Yes, I think he likely regrets his previous public positioning and is adjusting. I think, as I said, this is part of a broader shift in the tech-ocracy towards more explicit anti-labor and anti-regulatory positioning, and I think the potential risks of vigorous securities & labor law enforcement to Elon's wealth and personal freedom are likely substantially higher than the slap on the wrist he received from Trump's SEC (which, you'll remember, also imposed some mild restrictions on his ability to Tweet, which clearly irked him far more than the fine). I also don't think a billionaire with a California-based business donating to Democrats is at all fatal to my little theory here, as plenty of right-wing anti-labor, anti-regulation plutocrats donate to Democrats if they think it is in their material interest to do so.

Given that this is your second attempt at quitting the thread with a pre-emptory sign off, I would like to apologize for agitating you so much with my idle speculation here, and I sincerely hope you're able to make this attempt stick.

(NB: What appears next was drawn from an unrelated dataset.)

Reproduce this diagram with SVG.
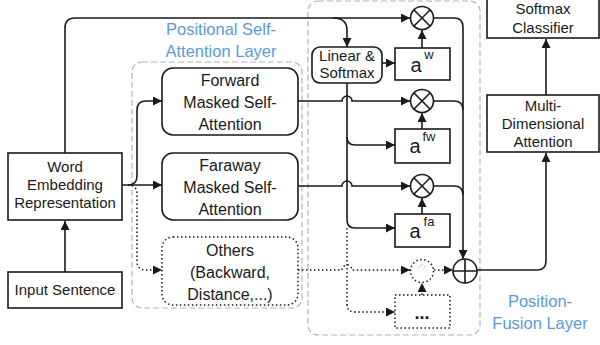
<svg xmlns="http://www.w3.org/2000/svg" width="600" height="345" viewBox="0 0 600 345">
<style>
text{font-family:"Liberation Sans",Arial,sans-serif;fill:#1a1a1a;text-anchor:middle}
.box{fill:#fff;stroke:#1a1a1a;stroke-width:1.6}
.dotbox{fill:#fff;stroke:#1a1a1a;stroke-width:1.5;stroke-dasharray:1.5 2.5}
.group{fill:none;stroke:#b4b4b4;stroke-width:1.2;stroke-dasharray:6 3}
.line{fill:none;stroke:#1a1a1a;stroke-width:1.6}
.dot{fill:none;stroke:#1a1a1a;stroke-width:1.5;stroke-dasharray:1.5 2.5}
.lbl{fill:#5b9bd5;font-size:16.5px}
.n{font-size:15px}
.big{font-size:16px}
</style>
<defs>
<marker id="arr" markerUnits="userSpaceOnUse" markerWidth="10" markerHeight="9" refX="9" refY="4.5" orient="auto">
<path d="M0,0 L9,4.5 L0,9 z" fill="#1a1a1a"/>
</marker>
</defs>

<rect class="group" x="132" y="62" width="170" height="246" rx="10"/>
<rect class="group" x="308" y="1" width="172" height="334" rx="10"/>
<text class="lbl" x="221" y="35">Positional Self-</text>
<text class="lbl" x="221" y="57">Attention Layer</text>
<text class="lbl" x="540" y="307">Position-</text>
<text class="lbl" x="540" y="329">Fusion Layer</text>

<g id="connectors">
<path class="line" d="M65,272 V221" marker-end="url(#arr)"/>
<path class="line" d="M65,153 V28 Q65,18 75,18 H410" marker-end="url(#arr)"/>
<path class="line" d="M333,18 Q347,18 347,30 V47" marker-end="url(#arr)"/>
<path class="line" d="M382,63 H395" marker-end="url(#arr)"/>
<path class="line" d="M422,48 V30" marker-end="url(#arr)"/>
<path class="line" d="M434,18 H454 Q463,18 463,27 V259" marker-end="url(#arr)"/>
<path class="line" d="M122,185 H162" marker-end="url(#arr)"/>
<path class="line" d="M128,185 Q137,185 137,176 V110 Q137,101 146,101 H162" marker-end="url(#arr)"/>
<path class="dot" d="M128,185 Q137,185 137,194 V261 Q137,270 146,270 H162" marker-end="url(#arr)"/>
<path class="line" d="M298,101 H342 A5,5 0 0 1 352,101 H410" marker-end="url(#arr)"/>
<path class="line" d="M298,186 H342 A5,5 0 0 1 352,186 H410" marker-end="url(#arr)"/>
<path class="line" d="M347,83 V137 Q347,145 355,145 H395" marker-end="url(#arr)"/>
<path class="line" d="M347,137 V220 Q347,228 355,228 H395" marker-end="url(#arr)"/>
<path class="dot" d="M347,228 V304 Q347,312 355,312 H395" marker-end="url(#arr)"/>
<path class="line" d="M422,129 V113" marker-end="url(#arr)"/>
<path class="line" d="M422,214 V198" marker-end="url(#arr)"/>
<path class="line" d="M434,101 H454 Q463,101 463,110"/>
<path class="line" d="M434,186 H454 Q463,186 463,195"/>
<path class="dot" d="M298,270 H342 A5,5 0 0 1 352,270 H410" marker-end="url(#arr)"/>
<path class="dot" d="M434,270 H453" marker-end="url(#arr)"/>
<path class="dot" d="M422,295 V283" marker-end="url(#arr)"/>
<path class="line" d="M477,270 H537 Q546,270 546,261 V153" marker-end="url(#arr)"/>
<path class="line" d="M546,95 V39" marker-end="url(#arr)"/>
</g>

<g id="input">
<rect class="box" x="8" y="272" width="114" height="36"/>
<text class="n" x="65" y="295">Input Sentence</text>
</g>
<g id="word">
<rect class="box" x="8" y="153" width="114" height="67"/>
<text class="n" x="65" y="172">Word</text>
<text class="n" x="65" y="190">Embedding</text>
<text class="n" x="65" y="208">Representation</text>
</g>
<g id="forward">
<rect class="box" x="162" y="68" width="136" height="67" rx="11"/>
<text class="big" x="230" y="86">Forward</text>
<text class="big" x="230" y="108">Masked Self-</text>
<text class="big" x="230" y="130">Attention</text>
</g>
<g id="faraway">
<rect class="box" x="162" y="153" width="136" height="67" rx="11"/>
<text class="big" x="230" y="171">Faraway</text>
<text class="big" x="230" y="193">Masked Self-</text>
<text class="big" x="230" y="215">Attention</text>
</g>
<g id="others">
<rect class="dotbox" x="162" y="237" width="136" height="68" rx="11"/>
<text class="big" x="230" y="256">Others</text>
<text class="big" x="230" y="278">(Backward,</text>
<text class="big" x="230" y="300">Distance,...)</text>
</g>
<g id="linear">
<rect class="box" x="312" y="47" width="70" height="36" rx="8"/>
<text class="n" x="347" y="61">Linear &amp;</text>
<text class="n" x="347" y="78">Softmax</text>
</g>
<g id="aw">
<rect class="box" x="395" y="48" width="55" height="32"/>
<text x="416" y="72" style="font-size:20px">a</text>
<text x="429" y="59" style="font-size:13px">w</text>
</g>
<g id="afw">
<rect class="box" x="395" y="129" width="55" height="34"/>
<text x="415" y="153" style="font-size:20px">a</text>
<text x="429" y="141" style="font-size:13px">fw</text>
</g>
<g id="afa">
<rect class="box" x="395" y="214" width="55" height="33"/>
<text x="415" y="238" style="font-size:20px">a</text>
<text x="429" y="226" style="font-size:13px">fa</text>
</g>
<g id="dots">
<rect class="dotbox" x="395" y="295" width="55" height="33"/>
<text x="422" y="319" style="font-size:18px;font-weight:bold">...</text>
</g>
<g id="mul1">
<circle class="box" cx="422" cy="18" r="11.5"/>
<path class="line" d="M414,10 L430,26 M430,10 L414,26"/>
</g>
<g id="mul2">
<circle class="box" cx="422" cy="101" r="11.5"/>
<path class="line" d="M414,93 L430,109 M430,93 L414,109"/>
</g>
<g id="mul3">
<circle class="box" cx="422" cy="186" r="11.5"/>
<path class="line" d="M414,178 L430,194 M430,178 L414,194"/>
</g>
<g id="mul4">
<circle class="dotbox" cx="422" cy="271" r="11.5"/>
<path d="M418,268 L422,264 L426,268" fill="none" stroke="#999" stroke-width="1" stroke-dasharray="1 2"/>
</g>
<g id="sum">
<circle class="box" cx="465" cy="271" r="12"/>
<path class="line" d="M453,271 H477 M465,259 V283"/>
</g>
<g id="mda">
<rect class="box" x="487" y="95" width="112" height="57"/>
<text class="n" x="543" y="111">Multi-</text>
<text class="n" x="543" y="129">Dimensional</text>
<text class="n" x="543" y="147">Attention</text>
</g>
<g id="softmax">
<rect class="box" x="487" y="-5" width="112" height="43"/>
<text class="n" x="543" y="14">Softmax</text>
<text class="n" x="543" y="33">Classifier</text>
</g>
</svg>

You say “free speech” mockingly in quotes as if it’s not the one right that literally all your other rights depend on.


It's not, though.

In fact free speech is in direct contradiction to other rights, and these have to be balanced against each other for society to function.

Take the right to privacy, for example. My right to privacy necessarily entails restricting your right to disseminate information about me.

Or the rights to life and bodily autonomy - the prohibition on inciting violence is a restriction of free speech.


Who advocated for those rights and why were they allowed to?